## Exercise goal
Find and copy each line of the records where the string "that" shows up.

## Material provided
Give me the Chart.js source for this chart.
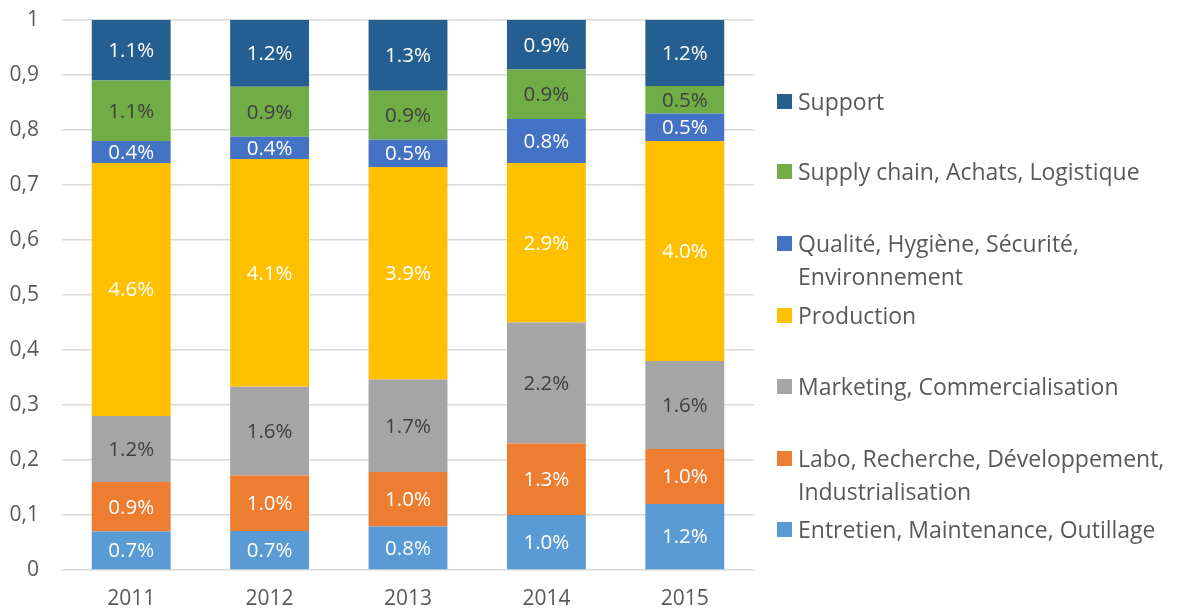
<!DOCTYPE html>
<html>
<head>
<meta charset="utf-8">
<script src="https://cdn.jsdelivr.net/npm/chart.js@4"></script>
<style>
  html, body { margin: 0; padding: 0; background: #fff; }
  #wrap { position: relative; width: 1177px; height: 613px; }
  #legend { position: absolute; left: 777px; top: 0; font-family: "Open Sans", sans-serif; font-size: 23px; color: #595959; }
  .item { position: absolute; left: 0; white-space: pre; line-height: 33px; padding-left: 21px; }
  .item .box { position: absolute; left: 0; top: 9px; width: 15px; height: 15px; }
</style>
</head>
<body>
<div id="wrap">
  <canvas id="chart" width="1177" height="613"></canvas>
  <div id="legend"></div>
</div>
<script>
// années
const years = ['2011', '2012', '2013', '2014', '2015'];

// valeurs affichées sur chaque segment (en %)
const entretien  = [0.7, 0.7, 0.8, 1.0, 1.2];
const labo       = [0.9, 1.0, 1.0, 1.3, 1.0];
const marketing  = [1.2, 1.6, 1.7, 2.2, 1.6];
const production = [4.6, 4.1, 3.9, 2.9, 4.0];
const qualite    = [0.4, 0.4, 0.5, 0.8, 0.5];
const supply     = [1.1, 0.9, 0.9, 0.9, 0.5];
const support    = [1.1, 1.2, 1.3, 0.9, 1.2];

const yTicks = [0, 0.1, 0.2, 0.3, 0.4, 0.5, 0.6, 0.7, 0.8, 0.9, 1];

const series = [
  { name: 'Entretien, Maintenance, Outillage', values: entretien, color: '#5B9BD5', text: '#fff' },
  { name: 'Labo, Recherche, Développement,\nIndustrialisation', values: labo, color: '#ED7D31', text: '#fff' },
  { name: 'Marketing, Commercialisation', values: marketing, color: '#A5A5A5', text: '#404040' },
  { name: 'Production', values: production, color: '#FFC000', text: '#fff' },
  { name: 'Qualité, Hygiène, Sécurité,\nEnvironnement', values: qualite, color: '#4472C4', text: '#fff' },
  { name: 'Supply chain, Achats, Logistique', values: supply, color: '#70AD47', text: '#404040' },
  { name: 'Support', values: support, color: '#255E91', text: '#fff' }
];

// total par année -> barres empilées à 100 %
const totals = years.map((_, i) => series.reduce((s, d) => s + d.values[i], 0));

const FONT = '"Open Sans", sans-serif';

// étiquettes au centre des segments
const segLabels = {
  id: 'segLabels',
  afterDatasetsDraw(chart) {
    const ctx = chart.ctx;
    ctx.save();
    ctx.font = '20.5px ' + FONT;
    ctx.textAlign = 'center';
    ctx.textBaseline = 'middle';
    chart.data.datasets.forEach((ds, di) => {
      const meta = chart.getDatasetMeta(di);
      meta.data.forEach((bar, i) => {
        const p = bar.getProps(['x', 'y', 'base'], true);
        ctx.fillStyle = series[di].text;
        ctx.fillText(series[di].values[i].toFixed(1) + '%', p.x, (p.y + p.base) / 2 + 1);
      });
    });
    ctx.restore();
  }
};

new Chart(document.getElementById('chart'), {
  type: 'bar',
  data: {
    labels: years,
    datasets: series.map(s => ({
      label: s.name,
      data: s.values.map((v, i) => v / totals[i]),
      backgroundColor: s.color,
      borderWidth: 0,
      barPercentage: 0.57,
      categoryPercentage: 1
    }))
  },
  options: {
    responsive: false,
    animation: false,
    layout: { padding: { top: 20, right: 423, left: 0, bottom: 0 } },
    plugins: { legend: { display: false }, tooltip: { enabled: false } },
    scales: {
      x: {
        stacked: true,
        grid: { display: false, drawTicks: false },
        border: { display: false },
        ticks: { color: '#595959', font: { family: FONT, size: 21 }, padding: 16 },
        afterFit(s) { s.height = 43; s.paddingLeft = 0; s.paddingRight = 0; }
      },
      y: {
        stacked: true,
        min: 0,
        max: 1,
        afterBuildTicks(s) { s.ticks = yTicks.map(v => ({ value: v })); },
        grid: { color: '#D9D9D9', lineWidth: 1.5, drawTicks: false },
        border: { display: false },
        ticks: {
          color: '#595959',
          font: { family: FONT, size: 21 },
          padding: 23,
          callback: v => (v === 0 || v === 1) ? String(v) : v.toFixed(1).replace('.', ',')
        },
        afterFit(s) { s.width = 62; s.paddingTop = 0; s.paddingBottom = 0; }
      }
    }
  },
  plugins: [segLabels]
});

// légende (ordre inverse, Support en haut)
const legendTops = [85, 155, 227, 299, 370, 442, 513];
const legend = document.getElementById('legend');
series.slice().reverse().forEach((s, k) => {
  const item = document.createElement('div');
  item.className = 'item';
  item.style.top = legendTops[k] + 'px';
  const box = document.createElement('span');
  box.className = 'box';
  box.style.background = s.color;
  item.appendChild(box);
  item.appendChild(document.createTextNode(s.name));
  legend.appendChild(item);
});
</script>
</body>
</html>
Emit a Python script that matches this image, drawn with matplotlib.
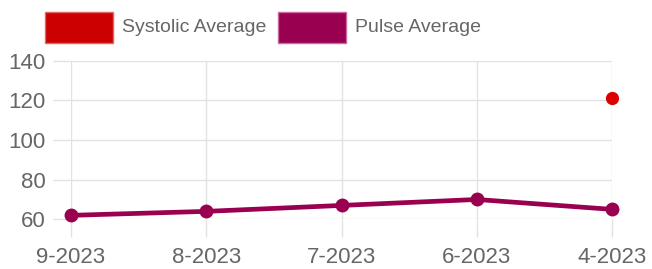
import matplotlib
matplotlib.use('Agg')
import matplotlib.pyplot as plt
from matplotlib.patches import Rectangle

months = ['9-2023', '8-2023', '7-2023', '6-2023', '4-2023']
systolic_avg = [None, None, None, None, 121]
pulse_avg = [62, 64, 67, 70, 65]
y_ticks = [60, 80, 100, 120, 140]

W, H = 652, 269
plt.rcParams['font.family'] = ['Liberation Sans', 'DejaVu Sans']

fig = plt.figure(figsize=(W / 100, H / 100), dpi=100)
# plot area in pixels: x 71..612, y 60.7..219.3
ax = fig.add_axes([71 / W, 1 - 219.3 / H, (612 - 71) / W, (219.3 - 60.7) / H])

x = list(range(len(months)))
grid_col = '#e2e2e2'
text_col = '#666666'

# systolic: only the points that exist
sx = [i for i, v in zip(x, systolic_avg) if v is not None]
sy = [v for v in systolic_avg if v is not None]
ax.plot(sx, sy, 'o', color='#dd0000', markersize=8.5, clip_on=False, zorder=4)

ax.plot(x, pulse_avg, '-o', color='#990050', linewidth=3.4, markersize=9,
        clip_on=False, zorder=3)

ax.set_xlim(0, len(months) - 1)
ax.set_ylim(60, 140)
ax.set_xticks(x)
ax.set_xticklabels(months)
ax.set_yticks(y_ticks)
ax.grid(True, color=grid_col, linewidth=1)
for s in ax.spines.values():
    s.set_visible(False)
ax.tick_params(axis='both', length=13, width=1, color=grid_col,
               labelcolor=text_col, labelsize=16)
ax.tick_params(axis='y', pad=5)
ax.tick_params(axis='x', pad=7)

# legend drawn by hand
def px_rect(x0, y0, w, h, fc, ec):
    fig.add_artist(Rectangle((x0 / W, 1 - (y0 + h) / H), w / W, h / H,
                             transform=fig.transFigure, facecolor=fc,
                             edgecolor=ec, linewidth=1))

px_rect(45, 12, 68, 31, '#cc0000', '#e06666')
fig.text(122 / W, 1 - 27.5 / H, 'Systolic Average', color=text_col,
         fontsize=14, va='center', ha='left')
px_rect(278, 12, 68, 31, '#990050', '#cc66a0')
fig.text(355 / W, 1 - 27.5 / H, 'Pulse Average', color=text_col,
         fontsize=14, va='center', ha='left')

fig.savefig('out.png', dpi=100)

...

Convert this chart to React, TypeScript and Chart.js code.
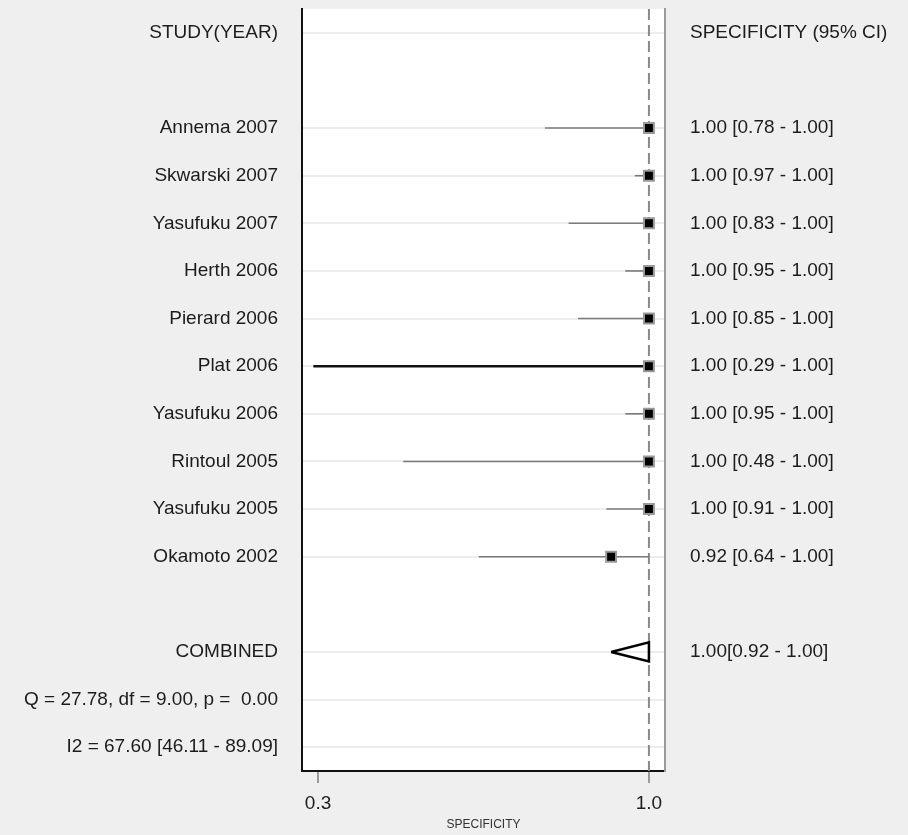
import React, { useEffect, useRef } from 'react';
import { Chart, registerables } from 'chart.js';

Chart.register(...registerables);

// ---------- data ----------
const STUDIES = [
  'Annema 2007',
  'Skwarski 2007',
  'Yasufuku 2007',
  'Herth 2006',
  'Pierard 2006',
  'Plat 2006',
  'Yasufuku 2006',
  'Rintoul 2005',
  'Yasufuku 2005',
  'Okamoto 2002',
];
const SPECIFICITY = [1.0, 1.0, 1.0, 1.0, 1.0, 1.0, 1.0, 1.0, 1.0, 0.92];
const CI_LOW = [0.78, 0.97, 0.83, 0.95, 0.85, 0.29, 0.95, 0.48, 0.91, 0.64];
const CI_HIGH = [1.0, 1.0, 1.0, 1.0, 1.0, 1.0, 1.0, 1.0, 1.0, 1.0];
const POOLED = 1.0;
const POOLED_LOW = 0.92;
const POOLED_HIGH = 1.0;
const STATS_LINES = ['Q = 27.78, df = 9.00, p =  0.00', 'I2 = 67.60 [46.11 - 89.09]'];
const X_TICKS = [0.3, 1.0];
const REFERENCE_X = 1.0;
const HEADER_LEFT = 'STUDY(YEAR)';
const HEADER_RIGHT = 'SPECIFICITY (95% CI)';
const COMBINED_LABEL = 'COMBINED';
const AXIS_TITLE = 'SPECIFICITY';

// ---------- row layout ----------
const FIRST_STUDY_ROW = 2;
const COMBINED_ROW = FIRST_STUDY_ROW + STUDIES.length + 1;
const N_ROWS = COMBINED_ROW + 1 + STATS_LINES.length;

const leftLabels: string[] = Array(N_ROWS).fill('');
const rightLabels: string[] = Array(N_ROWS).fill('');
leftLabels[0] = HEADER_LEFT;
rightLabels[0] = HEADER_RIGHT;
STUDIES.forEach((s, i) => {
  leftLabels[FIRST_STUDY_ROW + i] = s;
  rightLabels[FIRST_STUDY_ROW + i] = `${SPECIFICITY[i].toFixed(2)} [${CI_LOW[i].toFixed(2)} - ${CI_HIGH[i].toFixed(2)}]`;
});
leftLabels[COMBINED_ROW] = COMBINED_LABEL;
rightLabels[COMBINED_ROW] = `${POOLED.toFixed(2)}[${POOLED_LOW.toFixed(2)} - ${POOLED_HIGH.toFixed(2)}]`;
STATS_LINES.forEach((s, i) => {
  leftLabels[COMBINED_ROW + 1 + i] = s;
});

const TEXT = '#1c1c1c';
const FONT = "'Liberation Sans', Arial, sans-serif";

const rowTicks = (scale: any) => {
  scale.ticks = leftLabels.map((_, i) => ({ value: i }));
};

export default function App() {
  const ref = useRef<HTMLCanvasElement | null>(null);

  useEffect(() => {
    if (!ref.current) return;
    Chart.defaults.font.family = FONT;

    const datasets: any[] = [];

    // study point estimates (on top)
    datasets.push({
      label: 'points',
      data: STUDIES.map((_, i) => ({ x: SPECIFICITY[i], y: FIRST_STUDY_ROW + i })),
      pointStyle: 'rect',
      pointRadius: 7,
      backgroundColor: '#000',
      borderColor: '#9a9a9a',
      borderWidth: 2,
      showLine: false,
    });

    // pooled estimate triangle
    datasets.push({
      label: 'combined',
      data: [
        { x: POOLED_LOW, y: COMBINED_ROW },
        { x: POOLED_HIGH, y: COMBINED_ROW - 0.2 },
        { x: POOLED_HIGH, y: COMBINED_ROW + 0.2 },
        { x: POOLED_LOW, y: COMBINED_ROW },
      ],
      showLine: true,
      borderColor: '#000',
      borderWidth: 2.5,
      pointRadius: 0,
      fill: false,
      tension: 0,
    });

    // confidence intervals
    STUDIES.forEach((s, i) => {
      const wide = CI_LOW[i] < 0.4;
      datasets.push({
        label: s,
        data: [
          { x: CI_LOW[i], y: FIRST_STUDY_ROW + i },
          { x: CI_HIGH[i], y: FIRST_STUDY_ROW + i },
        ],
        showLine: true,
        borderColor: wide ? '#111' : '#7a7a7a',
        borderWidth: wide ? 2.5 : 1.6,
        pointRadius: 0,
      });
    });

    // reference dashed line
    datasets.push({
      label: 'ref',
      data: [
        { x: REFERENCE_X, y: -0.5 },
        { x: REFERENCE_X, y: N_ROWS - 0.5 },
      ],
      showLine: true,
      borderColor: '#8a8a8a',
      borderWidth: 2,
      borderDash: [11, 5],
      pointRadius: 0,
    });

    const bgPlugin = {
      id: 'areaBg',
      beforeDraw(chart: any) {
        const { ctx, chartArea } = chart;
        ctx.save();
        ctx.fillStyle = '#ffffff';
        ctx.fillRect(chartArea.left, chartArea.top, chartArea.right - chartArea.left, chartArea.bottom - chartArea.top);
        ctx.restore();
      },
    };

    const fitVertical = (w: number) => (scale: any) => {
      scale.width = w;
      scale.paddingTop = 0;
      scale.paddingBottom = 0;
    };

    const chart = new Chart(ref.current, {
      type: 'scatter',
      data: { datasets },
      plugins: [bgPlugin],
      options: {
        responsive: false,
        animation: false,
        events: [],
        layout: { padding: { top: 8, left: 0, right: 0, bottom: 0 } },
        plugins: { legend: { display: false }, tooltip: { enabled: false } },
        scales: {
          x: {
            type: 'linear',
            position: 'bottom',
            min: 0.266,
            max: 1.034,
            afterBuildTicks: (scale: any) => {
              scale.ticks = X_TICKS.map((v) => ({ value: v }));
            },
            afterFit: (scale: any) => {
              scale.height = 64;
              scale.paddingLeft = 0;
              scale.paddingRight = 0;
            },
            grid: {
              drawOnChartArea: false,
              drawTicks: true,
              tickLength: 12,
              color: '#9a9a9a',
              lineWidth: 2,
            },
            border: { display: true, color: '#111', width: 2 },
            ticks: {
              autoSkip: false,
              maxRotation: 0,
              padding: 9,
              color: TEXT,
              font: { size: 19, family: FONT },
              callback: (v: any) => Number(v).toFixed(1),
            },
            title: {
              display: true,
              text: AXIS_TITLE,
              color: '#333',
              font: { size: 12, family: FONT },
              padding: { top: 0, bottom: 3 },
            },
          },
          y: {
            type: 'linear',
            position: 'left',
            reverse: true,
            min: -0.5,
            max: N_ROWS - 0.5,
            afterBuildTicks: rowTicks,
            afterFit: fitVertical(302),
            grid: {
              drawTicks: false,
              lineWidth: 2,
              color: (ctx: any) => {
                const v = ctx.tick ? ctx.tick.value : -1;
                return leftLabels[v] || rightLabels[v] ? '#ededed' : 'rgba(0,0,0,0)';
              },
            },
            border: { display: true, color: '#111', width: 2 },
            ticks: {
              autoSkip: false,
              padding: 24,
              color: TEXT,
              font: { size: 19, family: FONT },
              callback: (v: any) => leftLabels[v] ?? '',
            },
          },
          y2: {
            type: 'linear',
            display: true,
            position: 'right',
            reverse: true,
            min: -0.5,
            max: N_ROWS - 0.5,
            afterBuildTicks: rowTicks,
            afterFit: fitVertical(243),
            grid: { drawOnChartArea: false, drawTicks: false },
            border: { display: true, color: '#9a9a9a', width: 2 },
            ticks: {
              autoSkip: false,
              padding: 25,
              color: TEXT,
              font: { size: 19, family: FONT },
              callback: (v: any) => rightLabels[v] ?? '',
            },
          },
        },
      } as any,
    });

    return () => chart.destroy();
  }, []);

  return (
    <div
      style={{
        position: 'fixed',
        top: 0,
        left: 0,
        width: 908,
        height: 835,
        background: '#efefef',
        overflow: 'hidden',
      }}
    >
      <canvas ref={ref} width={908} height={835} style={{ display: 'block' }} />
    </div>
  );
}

## Task solution
Emit a Python script that matches this image, drawn with matplotlib.
# systolic: only the points that exist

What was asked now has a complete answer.